Some people are blessed with a very clear vision of who they are and what they wish to experience and accomplish in their lifetimes. From my own experience, they are the exception as opposed to the rule, with most folks having a relatively fuzzy sense of who they are, where they are going, and why. The latter is not necessarily a bad thing, though it can end up in a lot of going in circles if one doesn't pop one's head up from time to time to query on goals and progress.
Over the last few months I've been experimenting with sitting quietly every morning, feeling gratitude for what I have created, what I am creating and what I have yet to create, and then asking for guidance on things I need to do or pay attention to during the course of the day.
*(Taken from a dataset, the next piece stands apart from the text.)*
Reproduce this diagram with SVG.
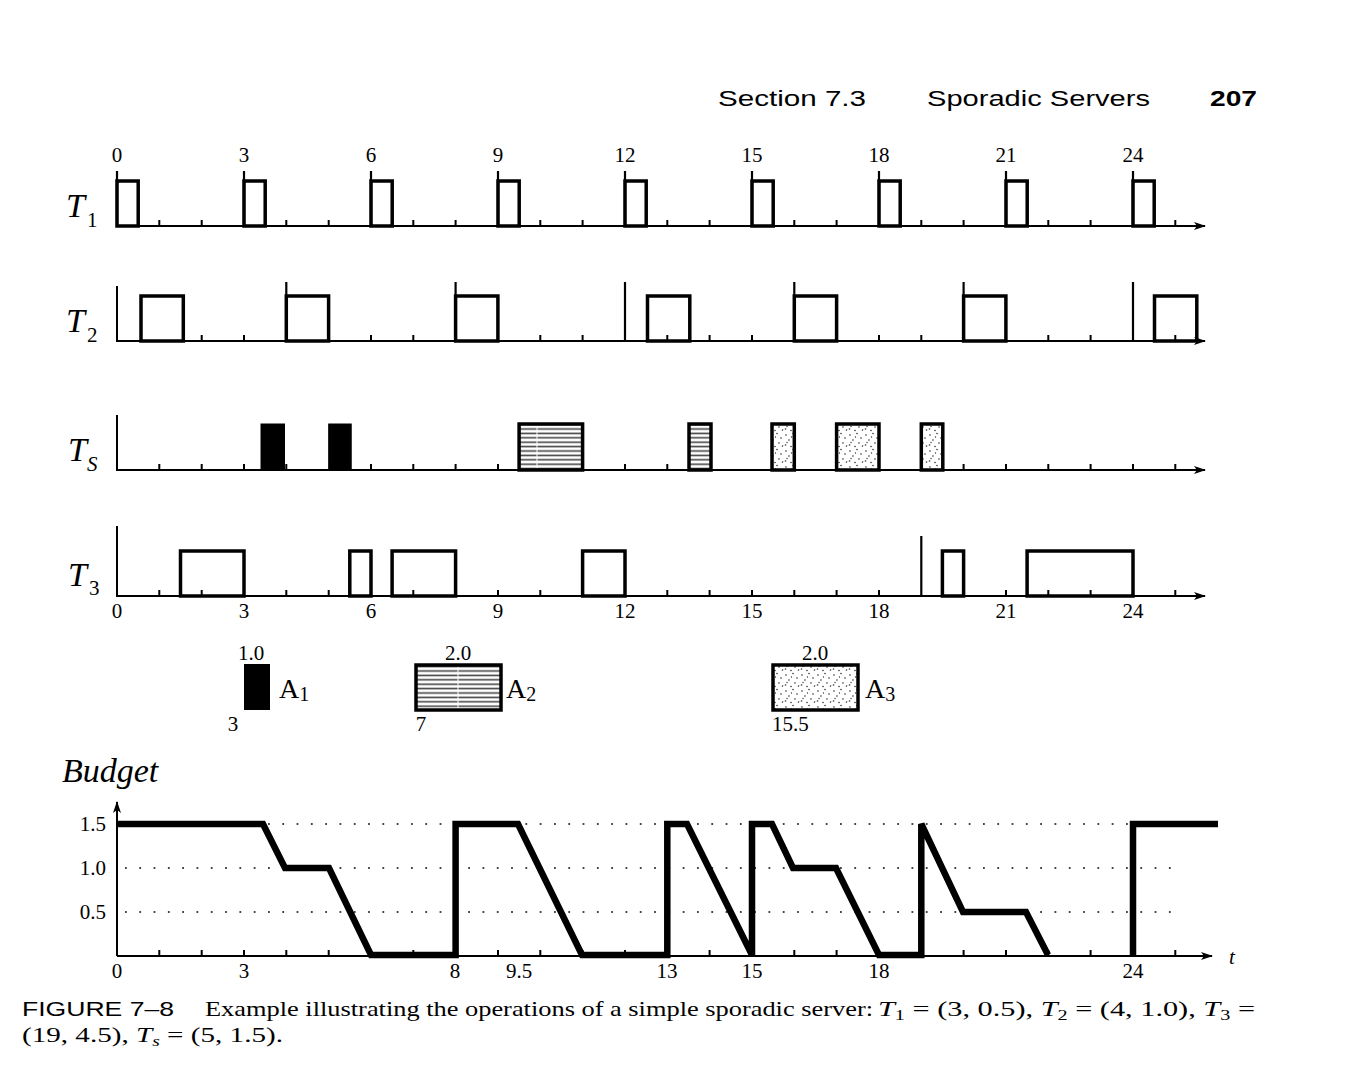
<svg xmlns="http://www.w3.org/2000/svg" width="1347" height="1079" viewBox="0 0 1347 1079">
<style>
.ax{stroke:#000;stroke-width:2;fill:none}
.tk{stroke:#000;stroke-width:2;fill:none}
.rl{stroke:#000;stroke-width:2.2;fill:none}
.bx{fill:#fff;fill-opacity:0;stroke:#000;stroke-width:3.5}
.blk{fill:#000;stroke:#000;stroke-width:1}
.hs{fill:url(#hatch);stroke:#000;stroke-width:3.5}
.ds{fill:url(#dots);stroke:#000;stroke-width:3.5}
.num{font-family:"Liberation Serif","Times New Roman",serif;font-size:21px;fill:#000}
.lab{font-family:"Liberation Serif","Times New Roman",serif;font-style:italic;font-size:34px;fill:#000}
.sub{font-family:"Liberation Serif","Times New Roman",serif;font-size:21px;fill:#000}
.leg{font-family:"Liberation Serif","Times New Roman",serif;font-size:28px;fill:#000}
.hdr{font-family:"Liberation Sans","Open Sans",sans-serif;font-size:22px;fill:#000}
.cap{font-family:"Liberation Serif","Times New Roman",serif;font-size:21px;fill:#000}
.dot{stroke:#444;stroke-width:1.8;stroke-dasharray:1.8 12.5;fill:none}
.bud{stroke:#000;stroke-width:6.5;fill:none;stroke-linejoin:miter;stroke-miterlimit:3}
</style>
<defs>
<marker id="arr" viewBox="0 0 12 8" refX="11" refY="4" markerWidth="12" markerHeight="8" markerUnits="userSpaceOnUse" orient="auto">
<path d="M0,0 L12,4 L0,8 L3,4 Z" fill="#000"/>
</marker>
<pattern id="hatch" patternUnits="userSpaceOnUse" width="10" height="4.4">
<rect width="10" height="4.4" fill="#fff"/>
<line x1="0" y1="2.2" x2="10" y2="2.2" stroke="#444" stroke-width="1.6"/>
</pattern>
<pattern id="dots" patternUnits="userSpaceOnUse" width="16" height="16">
<rect width="16" height="16" fill="#fff"/>
<g fill="#333">
<circle cx="2" cy="3" r="0.8"/><circle cx="9" cy="1.5" r="0.8"/><circle cx="13" cy="6" r="0.8"/>
<circle cx="5" cy="8" r="0.8"/><circle cx="11" cy="11" r="0.8"/><circle cx="1.5" cy="13" r="0.8"/>
<circle cx="7" cy="14.5" r="0.8"/><circle cx="14.5" cy="14" r="0.8"/><circle cx="7.5" cy="5" r="0.7"/>
<circle cx="3" cy="10.5" r="0.7"/>
</g>
</pattern>
</defs>
<rect width="1347" height="1079" fill="#fff"/>

<g id="header">
<text class="hdr" x="718" y="106" textLength="148" lengthAdjust="spacingAndGlyphs">Section 7.3</text>
<text class="hdr" x="927" y="106" textLength="223" lengthAdjust="spacingAndGlyphs">Sporadic Servers</text>
<text class="hdr" x="1210" y="106" font-weight="bold" textLength="47" lengthAdjust="spacingAndGlyphs">207</text>
</g>

<g id="row-T1">
<text class="lab" x="66" y="217">T</text><text class="sub" x="87" y="227">1</text>
<g class="num" text-anchor="middle">
<text x="117" y="162">0</text><text x="244" y="162">3</text><text x="371" y="162">6</text><text x="498" y="162">9</text><text x="625" y="162">12</text><text x="752" y="162">15</text><text x="879" y="162">18</text><text x="1006" y="162">21</text><text x="1133" y="162">24</text>
</g>
<path class="ax" d="M117,226 H1205" marker-end="url(#arr)"/>
<path class="tk" d="M159.3,226v-6M201.7,226v-6M286.3,226v-6M328.7,226v-6M413.3,226v-6M455.6,226v-6M540.3,226v-6M582.6,226v-6M667.3,226v-6M709.6,226v-6M794.3,226v-6M836.6,226v-6M921.3,226v-6M963.6,226v-6M1048.3,226v-6M1090.6,226v-6M1175.3,226v-6"/>
<path class="rl" d="M117,171V226M244,171V226M371,171V226M498,171V226M625,171V226M752,171V226M879,171V226M1006,171V226M1133,171V226"/>
<g class="bx">
<rect x="117" y="181" width="21.2" height="45"/><rect x="244" y="181" width="21.2" height="45"/><rect x="371" y="181" width="21.2" height="45"/><rect x="498" y="181" width="21.2" height="45"/><rect x="625" y="181" width="21.2" height="45"/><rect x="752" y="181" width="21.2" height="45"/><rect x="879" y="181" width="21.2" height="45"/><rect x="1006" y="181" width="21.2" height="45"/><rect x="1133" y="181" width="21.2" height="45"/>
</g>
</g>

<g id="row-T2">
<text class="lab" x="66" y="332">T</text><text class="sub" x="87" y="342">2</text>
<path class="ax" d="M117,286V341 H1205" marker-end="url(#arr)"/>
<path class="tk" d="M201.7,341v-6M244,341v-6M328.7,341v-6M371,341v-6M413.3,341v-6M498,341v-6M540.3,341v-6M582.6,341v-6M667.3,341v-6M709.6,341v-6M752,341v-6M836.6,341v-6M879,341v-6M921.3,341v-6M1006,341v-6M1048.3,341v-6M1090.6,341v-6M1175.3,341v-6"/>
<path class="rl" d="M286.3,282V341M455.6,282V341M625,282V341M794.3,282V341M963.6,282V341M1133,282V341"/>
<g class="bx">
<rect x="141" y="296" width="42.3" height="45"/><rect x="286.3" y="296" width="42.3" height="45"/><rect x="455.6" y="296" width="42.3" height="45"/><rect x="647.5" y="296" width="42.3" height="45"/><rect x="794.3" y="296" width="42.3" height="45"/><rect x="963.6" y="296" width="42.3" height="45"/><rect x="1154.5" y="296" width="42.3" height="45"/>
</g>
</g>

<g id="row-Ts">
<text class="lab" x="68" y="461">T</text><text class="sub" x="87" y="471" font-style="italic">S</text>
<path class="ax" d="M117,415V470 H1205" marker-end="url(#arr)"/>
<path class="tk" d="M159.3,470v-6M201.7,470v-6M244,470v-6M286.3,470v-6M371,470v-6M413.3,470v-6M455.6,470v-6M498,470v-6M625,470v-6M667.3,470v-6M963.6,470v-6M1006,470v-6M1048.3,470v-6M1090.6,470v-6M1133,470v-6M1175.3,470v-6"/>
<rect class="blk" x="261" y="424" width="23.5" height="46"/>
<rect class="blk" x="328.7" y="424" width="22.5" height="46"/>
<rect class="hs" x="519.1" y="424" width="63.5" height="46"/>
<line x1="537" y1="426" x2="537" y2="468" stroke="#fff" stroke-width="1"/>
<rect class="hs" x="689" y="424" width="22" height="46"/>
<rect class="ds" x="772" y="424" width="22.3" height="46"/>
<rect class="ds" x="836.6" y="424" width="42.4" height="46"/>
<rect class="ds" x="921.3" y="424" width="21.5" height="46"/>
</g>

<g id="row-T3">
<text class="lab" x="68" y="586">T</text><text class="sub" x="89" y="595">3</text>
<path class="ax" d="M117,526V596 H1205" marker-end="url(#arr)"/>
<path class="tk" d="M159.3,596v-6M201.7,596v-6M244,596v-6M286.3,596v-6M328.7,596v-6M371,596v-6M413.3,596v-6M455.6,596v-6M498,596v-6M540.3,596v-6M582.6,596v-6M625,596v-6M667.3,596v-6M709.6,596v-6M752,596v-6M794.3,596v-6M836.6,596v-6M879,596v-6M963.6,596v-6M1006,596v-6M1048.3,596v-6M1090.6,596v-6M1133,596v-6M1175.3,596v-6"/>
<path class="rl" d="M921.3,536V596"/>
<g class="bx">
<rect x="180.5" y="551" width="63.5" height="45"/><rect x="349.8" y="551" width="21.2" height="45"/><rect x="392.1" y="551" width="63.5" height="45"/><rect x="582.6" y="551" width="42.4" height="45"/><rect x="942.4" y="551" width="21.2" height="45"/><rect x="1027.1" y="551" width="105.9" height="45"/>
</g>
<g class="num" text-anchor="middle">
<text x="117" y="618">0</text><text x="244" y="618">3</text><text x="371" y="618">6</text><text x="498" y="618">9</text><text x="625" y="618">12</text><text x="752" y="618">15</text><text x="879" y="618">18</text><text x="1006" y="618">21</text><text x="1133" y="618">24</text>
</g>
</g>

<g id="legend">
<g id="A1">
<text class="num" x="251" y="660" text-anchor="middle">1.0</text>
<rect x="244" y="664" width="26" height="46" fill="#000"/>
<text class="leg" x="279" y="698">A<tspan font-size="20" dy="3">1</tspan></text>
<text class="num" x="233" y="731" text-anchor="middle">3</text>
</g>
<g id="A2">
<text class="num" x="458" y="660" text-anchor="middle">2.0</text>
<rect class="hs" x="416" y="665" width="85" height="45"/>
<line x1="458" y1="667" x2="458" y2="708" stroke="#fff" stroke-width="1"/>
<text class="leg" x="506" y="698">A<tspan font-size="20" dy="3">2</tspan></text>
<text class="num" x="421" y="731" text-anchor="middle">7</text>
</g>
<g id="A3">
<text class="num" x="815" y="660" text-anchor="middle">2.0</text>
<rect class="ds" x="773" y="665" width="85" height="45"/>
<text class="leg" x="865" y="698">A<tspan font-size="20" dy="3">3</tspan></text>
<text class="num" x="772" y="731">15.5</text>
</g>
</g>

<g id="budget">
<text class="lab" x="62" y="782" font-size="31">Budget</text>
<path class="dot" d="M125,824H1182M125,868H1182M125,912H1182"/>
<path class="ax" d="M117,956V802" marker-end="url(#arr)"/>
<path class="ax" d="M117,956H1212" marker-end="url(#arr)"/>
<path class="tk" d="M159.3,956v-6M201.7,956v-6M244,956v-6M286.3,956v-6M328.7,956v-6M371,956v-6M413.3,956v-6M455.6,956v-6M498,956v-6M540.3,956v-6M582.6,956v-6M625,956v-6M667.3,956v-6M709.6,956v-6M752,956v-6M794.3,956v-6M836.6,956v-6M879,956v-6M921.3,956v-6M963.6,956v-6M1006,956v-6M1048.3,956v-6M1090.6,956v-6M1133,956v-6M1175.3,956v-6"/>
<path class="bud" d="M117,824 L263,824 L285,868 L329,868 L371,955 L455.6,955 L455.6,824 L518,824 L582,955 L667.3,955 L667.3,824 L687,824 L752,955 L752,824 L772,824 L793,868 L836,868 L879,955 L921.3,955 L921.3,824 L963,912 L1026,912 L1048,955"/>
<path class="bud" d="M1133,955 L1133,824 L1218,824"/>
<g class="num" text-anchor="end">
<text x="106" y="831">1.5</text><text x="106" y="875">1.0</text><text x="106" y="919">0.5</text>
</g>
<g class="num" text-anchor="middle">
<text x="117" y="978">0</text><text x="244" y="978">3</text><text x="455" y="978">8</text><text x="519" y="978">9.5</text><text x="667" y="978">13</text><text x="752" y="978">15</text><text x="879" y="978">18</text><text x="1133" y="978">24</text>
</g>
<text class="num" x="1229" y="964" font-style="italic">t</text>
</g>

<g id="caption">
<text x="22" y="1016" font-family="'Liberation Sans Narrow','Liberation Sans',sans-serif" font-size="21" textLength="152" lengthAdjust="spacingAndGlyphs">FIGURE 7–8</text>
<text class="cap" x="205" y="1016" textLength="668" lengthAdjust="spacingAndGlyphs">Example illustrating the operations of a simple sporadic server:</text>
<text class="cap" x="878" y="1016" textLength="377" lengthAdjust="spacingAndGlyphs"><tspan font-style="italic">T</tspan><tspan font-size="14" dy="4">1</tspan><tspan dy="-4"> = (3, 0.5), </tspan><tspan font-style="italic">T</tspan><tspan font-size="14" dy="4">2</tspan><tspan dy="-4"> = (4, 1.0), </tspan><tspan font-style="italic">T</tspan><tspan font-size="14" dy="4">3</tspan><tspan dy="-4"> =</tspan></text>
<text class="cap" x="22" y="1042" textLength="261" lengthAdjust="spacingAndGlyphs">(19, 4.5), <tspan font-style="italic">T</tspan><tspan font-size="14" font-style="italic" dy="4">s</tspan><tspan dy="-4"> = (5, 1.5).</tspan></text>
</g>
</svg>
At the end of the day, I take time to sit in gratitude again, reflecting on how the day has unfolded, and then focus on bringing further questions or intentions into my dream time.
As I engage with these practices of gratitude and intention, I often feel like a toddler who is just learning to crawl or walk. Despite being simple, staying consistent with these practices is a humbling undertaking to say the least, as there's a part of the ego or persona that really doesn't want to change and will find all kinds of backdoors and reasons not to engage. But I'm tenacious and becoming proud of my ability to be consistent. To make things even better, every once in a while I get glimpses of the power of this kind of practice, whether through the direct speed of physical manifestation of intentions, or visceral experiences of what feels like my body "re-wiring" itself to be more powerful, connected and whole. These are always golden affirming moments.
Perhaps the biggest thing I am learning through this kind of daily practice is trusting that I only need to know the actual step I am working on as opposed to every step right through to the end point, and that my best ally is my intuitive sense of what I need to do while staying aware of emerging (and sometimes surprising and unexpected) opportunities that support the creative process at hand. In many ways it's about learning to live in the mystery of creation, breathing it in and being fully present with it, and giving up the need to force or push or manipulate things towards certain outcomes. Indeed, there is a real felt sense that by aligning my will with the larger forces of co-creation, the outcomes will be that much grander and more satisfying.
Interestingly, in adjusting to this new way of living and engaging with my life, I'm finding that stress has all but disappeared, and I'm developing a real appreciation for the powerful creative forces unleashed through the consistent practice of intuition, intention, prayer, and gratitude.